Aujourd’hui, ceux qui demandent à être accueillis, ne sont pas en danger. Pas plus que la population afghane dans son ensemble.

Les lettres de menaces qui sont exhibées sont des faux. D’ailleurs, les Talibans ne menacent pas, ils tuent directement.

il n’y a pas un seul PCRL qui a été assassiné, parce qu’il était PCRL (Personnel Civil de Recrutement Local). La France a assumé ses responsabilités.

Vice-Amiral Jean-Louis Vichot (Vice-Président de Géostratégies 2000) : Pourquoi y a-t-il tant d’Afghans qui veulent rejoindre la Grande-Bretagne ?

Parce qu’il y a une forte communauté qui s’entraide.

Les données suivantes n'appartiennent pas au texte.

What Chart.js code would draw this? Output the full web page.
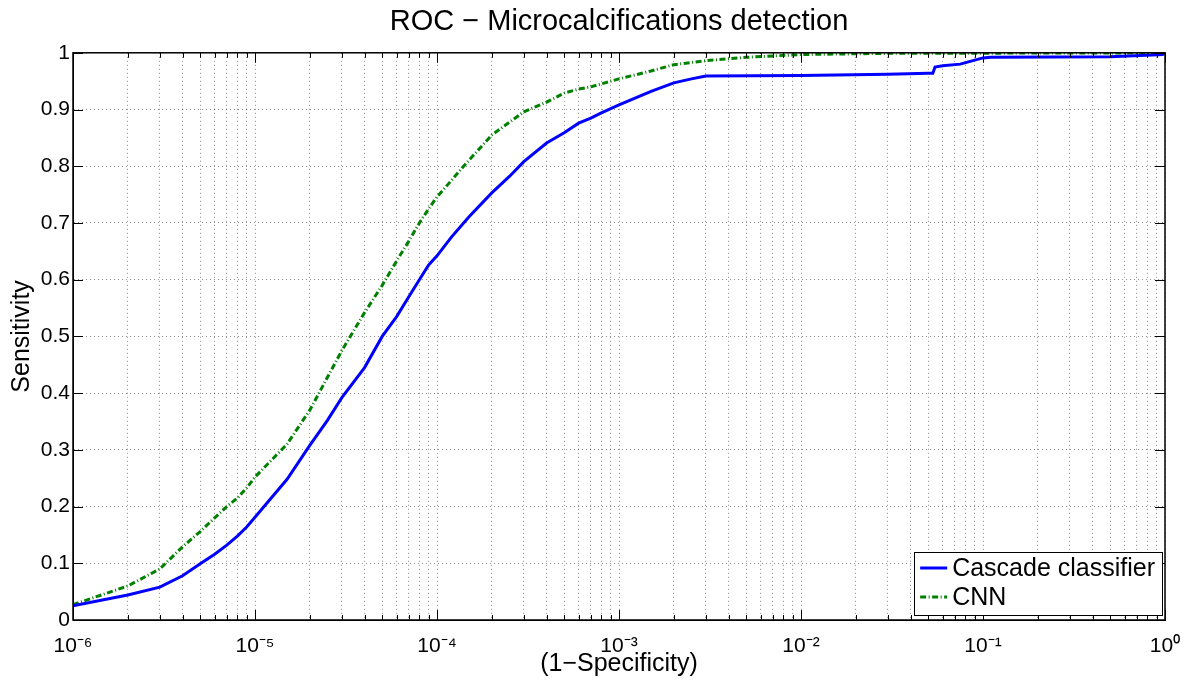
<!DOCTYPE html>
<html>
<head>
<meta charset="utf-8">
<script src="https://cdn.jsdelivr.net/npm/chart.js@4"></script>
<style>
  html, body { margin: 0; padding: 0; background: #fff; }
  #wrap { width: 1189px; height: 680px; }
</style>
</head>
<body>
<div id="wrap"><canvas id="roc" width="1189" height="680"></canvas></div>
<script>
// values (1-specificity on a log axis, sensitivity)
var fprCascade = [1e-6, 2e-6, 3e-6, 4e-6, 5e-6, 6e-6, 7e-6, 8e-6, 9e-6, 1e-5,
                  1.5e-5, 2e-5, 2.5e-5, 3e-5, 4e-5, 5e-5, 6e-5, 7e-5, 8e-5, 9e-5,
                  1e-4, 1.2e-4, 1.5e-4, 2e-4, 2.5e-4, 3e-4, 4e-4, 5e-4, 6e-4, 7e-4,
                  8e-4, 1e-3, 1.5e-3, 2e-3, 2.5e-3, 3e-3, 1e-2, 3e-2, 5e-2, 5.3e-2,
                  5.45e-2, 6e-2, 7.5e-2, 9e-2, 0.1, 0.11, 0.5, 0.85, 0.97, 1];
var tprCascade = [0.025, 0.044, 0.058, 0.078, 0.099, 0.116, 0.132, 0.148, 0.164, 0.181,
                  0.248, 0.308, 0.352, 0.392, 0.445, 0.5, 0.535, 0.57, 0.6, 0.626,
                  0.642, 0.675, 0.711, 0.753, 0.782, 0.808, 0.841, 0.859, 0.876, 0.885,
                  0.894, 0.908, 0.932, 0.947, 0.954, 0.959, 0.96, 0.962, 0.964, 0.964,
                  0.975, 0.977, 0.98, 0.987, 0.991, 0.992, 0.993, 0.996, 0.997, 1.0];
var fprCnn = [1e-6, 2e-6, 3e-6, 4e-6, 5e-6, 6e-6, 7e-6, 8e-6, 9e-6, 1e-5,
              1.5e-5, 2e-5, 3e-5, 4e-5, 5e-5, 6e-5, 7e-5, 8e-5, 9e-5, 1e-4,
              1.2e-4, 1.4e-4, 2e-4, 3e-4, 4e-4, 5e-4, 6e-4, 7e-4, 1e-3, 1.5e-3,
              2e-3, 3e-3, 5e-3, 1e-2, 3e-2, 1];
var tprCnn = [0.027, 0.06, 0.09, 0.129, 0.156, 0.18, 0.2, 0.215, 0.233, 0.252,
              0.31, 0.37, 0.475, 0.542, 0.59, 0.633, 0.668, 0.7, 0.725, 0.746,
              0.775, 0.8, 0.855, 0.896, 0.913, 0.929, 0.936, 0.94, 0.954, 0.968,
              0.979, 0.986, 0.992, 0.997, 0.999, 1.0];
var seriesLabels = ['Cascade classifier', 'CNN'];
var xTickExps = [-6, -5, -4, -3, -2, -1, 0];
var yTickValues = [0, 0.1, 0.2, 0.3, 0.4, 0.5, 0.6, 0.7, 0.8, 0.9, 1];

var FONT = '"Liberation Sans", Arial, Helvetica, sans-serif';
Chart.defaults.font.family = FONT;
Chart.defaults.color = '#000';

function toPoints(xs, ys) {
    var pts = [];
    for (var i = 0; i < xs.length; i++) {
        pts.push({ x: xs[i], y: ys[i] });
    }
    return pts;
}

var SUP = { '-': '\u207B', '0': '\u2070', '1': '\u00B9', '2': '\u00B2', '3': '\u00B3',
            '4': '\u2074', '5': '\u2075', '6': '\u2076', '7': '\u2077', '8': '\u2078', '9': '\u2079' };
function powLabel(e) {
    var s = String(e), out = '';
    for (var i = 0; i < s.length; i++) out += SUP[s[i]];
    return '10' + out;
}
function isDecade(v) {
    var l = Math.log10(v);
    return Math.abs(l - Math.round(l)) < 1e-9;
}

// box around the plot + inward tick marks, matlab style
var axesBox = {
    id: 'axesBox',
    afterDatasetsDraw: function(chart) {
        var ctx = chart.ctx, a = chart.chartArea;
        var xs = chart.scales.x, ys = chart.scales.y;
        ctx.save();
        ctx.strokeStyle = '#000';
        ctx.lineWidth = 1;
        ctx.beginPath();
        xs.ticks.forEach(function(t) {
            var px = Math.round(xs.getPixelForValue(t.value)) + 0.5;
            var len = isDecade(t.value) ? 10 : 5;
            ctx.moveTo(px, a.bottom); ctx.lineTo(px, a.bottom - len);
            ctx.moveTo(px, a.top); ctx.lineTo(px, a.top + len);
        });
        ys.ticks.forEach(function(t) {
            var py = Math.round(ys.getPixelForValue(t.value)) + 0.5;
            ctx.moveTo(a.left, py); ctx.lineTo(a.left + 10, py);
            ctx.moveTo(a.right, py); ctx.lineTo(a.right - 10, py);
        });
        ctx.stroke();
        ctx.lineWidth = 1.5;
        ctx.strokeRect(a.left, a.top, a.right - a.left, a.bottom - a.top);
        ctx.restore();
    }
};

// legend in a framed box at the lower right of the plot
var boxLegend = {
    id: 'boxLegend',
    afterDraw: function(chart) {
        var ctx = chart.ctx, a = chart.chartArea;
        var sets = chart.data.datasets;
        ctx.save();
        ctx.font = '25px ' + FONT;
        var textW = 0;
        sets.forEach(function(d) { textW = Math.max(textW, ctx.measureText(d.label).width); });
        var rowH = 29, sample = 27;
        var w = 6 + sample + 5 + textW + 7;
        var h = rowH * sets.length + 5;
        var right = a.right - 3, bottom = a.bottom - 5;
        var left = right - w, top = bottom - h;
        ctx.fillStyle = '#fff';
        ctx.fillRect(left, top, w, h);
        ctx.strokeStyle = '#000';
        ctx.lineWidth = 1;
        ctx.strokeRect(Math.round(left) + 0.5, Math.round(top) + 0.5, Math.round(w), Math.round(h));
        sets.forEach(function(d, i) {
            var cy = top + 16 + i * rowH;
            ctx.strokeStyle = d.borderColor;
            ctx.lineWidth = d.borderWidth;
            ctx.setLineDash(d.borderDash || []);
            ctx.beginPath();
            ctx.moveTo(left + 6, cy);
            ctx.lineTo(left + 6 + sample, cy);
            ctx.stroke();
            ctx.setLineDash([]);
            ctx.fillStyle = '#000';
            ctx.textBaseline = 'middle';
            ctx.textAlign = 'left';
            ctx.fillText(d.label, left + 6 + sample + 5, cy + 1);
        });
        ctx.restore();
    }
};

new Chart(document.getElementById('roc'), {
    type: 'line',
    data: {
        datasets: [
            {
                label: seriesLabels[0],
                data: toPoints(fprCascade, tprCascade),
                borderColor: '#0000ff',
                borderWidth: 3,
                pointRadius: 0,
                tension: 0,
                fill: false
            },
            {
                label: seriesLabels[1],
                data: toPoints(fprCnn, tprCnn),
                borderColor: '#008000',
                borderWidth: 3,
                borderDash: [6, 2.5, 1, 2.5],
                pointRadius: 0,
                tension: 0,
                fill: false
            }
        ]
    },
    options: {
        responsive: false,
        animation: false,
        devicePixelRatio: 1,
        layout: { padding: { left: 0, right: 24, top: 0, bottom: 0 } },
        plugins: {
            legend: { display: false },
            tooltip: { enabled: false },
            title: {
                display: true,
                fullSize: false,
                text: 'ROC \u2212 Microcalcifications detection',
                font: { size: 29, weight: 'normal' },
                color: '#000',
                padding: { top: 5, bottom: 13 }
            }
        },
        scales: {
            x: {
                type: 'logarithmic',
                min: Math.pow(10, xTickExps[0]),
                max: Math.pow(10, xTickExps[xTickExps.length - 1]),
                afterBuildTicks: function(scale) {
                    var ticks = [];
                    for (var i = 0; i < xTickExps.length; i++) {
                        var base = Math.pow(10, xTickExps[i]);
                        if (i === xTickExps.length - 1) { ticks.push({ value: base }); break; }
                        for (var m = 1; m <= 9; m++) ticks.push({ value: m * base });
                    }
                    scale.ticks = ticks;
                },
                afterFit: function(scale) {
                    scale.height = 60;
                    // end labels fit in the margins, don't let them squeeze the plot
                    scale.paddingLeft = 0;
                    scale.paddingRight = 0;
                },
                ticks: {
                    autoSkip: false,
                    maxRotation: 0,
                    padding: 16,
                    font: { size: 21, lineHeight: 1 },
                    color: '#000',
                    callback: function(v) {
                        return isDecade(v) ? powLabel(Math.round(Math.log10(v))) : '';
                    }
                },
                grid: { color: 'rgba(0,0,0,0.45)', lineWidth: 1, drawTicks: false, tickLength: 0 },
                border: { display: true, color: '#000', width: 1, dash: [1, 3] },
                title: {
                    display: true,
                    text: '(1\u2212Specificity)',
                    font: { size: 25, lineHeight: 1 },
                    color: '#000',
                    padding: { top: 0, bottom: 3 }
                }
            },
            y: {
                type: 'linear',
                min: 0,
                max: 1,
                afterBuildTicks: function(scale) {
                    scale.ticks = yTickValues.map(function(v) { return { value: v }; });
                },
                afterFit: function(scale) { scale.width = 73; },
                ticks: {
                    padding: 3,
                    font: { size: 21, lineHeight: 1 },
                    color: '#000',
                    callback: function(v) { return String(+Number(v).toFixed(1)); }
                },
                grid: { color: 'rgba(0,0,0,0.45)', lineWidth: 1, drawTicks: false, tickLength: 0 },
                border: { display: true, color: '#000', width: 1, dash: [1, 3] },
                title: {
                    display: true,
                    text: 'Sensitivity',
                    font: { size: 25, lineHeight: 1 },
                    color: '#000',
                    padding: { top: 10, bottom: 5 }
                }
            }
        }
    },
    plugins: [axesBox, boxLegend]
});
</script>
</body>
</html>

Francis Babé ; Adrianna Chapin (Group Compliance) : Pour faire la guerre, il faut des armes et des munitions. Quelles sont les filières ? Comment les combattre ?

Le Pakistan, l’Iran et probablement les Russes fournissent des armes aux Talibans.

Il y a toujours eu des armes en grand nombre et les Afghans sont de très bons tireurs.

Il y a aussi tout le matériel récupéré aux forces gouvernementales.

Danièle Bourguignon (OCDE) : Quel destin pour le fils de Massoud ?

Le nom est important, mais il n’est pas suffisant.

Il est très jeune (30 ans), a suivi une formation militaire à Sandhurst. Il est passionné mais encore immature. Il veut jouer un rôle. Il a créé son parti. Il doit dépasser la dimension de son ethnie.

Il a encore un long chemin devant lui.

il n’est plus sous l’autorité de son père. Ses oncles n’ont pas convaincu. Il a le champ libre.

A lui d’être habile.

Raymond Douyère (Parlementaire honoraire. Président d’honneur de Géostratégies 2000) :

Quel paysage va se dessiner après le départ de l’OTAN ?

Tout dépend de la négociation entre les Américains et les Talebs. C’est une première étape qui conditionnera les discussions intra afghanes pour organiser le pouvoir.

Il faudrait trouver des compromis avec les Talebs pour garder les droits acquis. Mais, il est certain que les Talibans ne vont pas abandonner leur volonté de pouvoir. il y aura des frictions mais ce sera mieux que la guerre civile actuelle.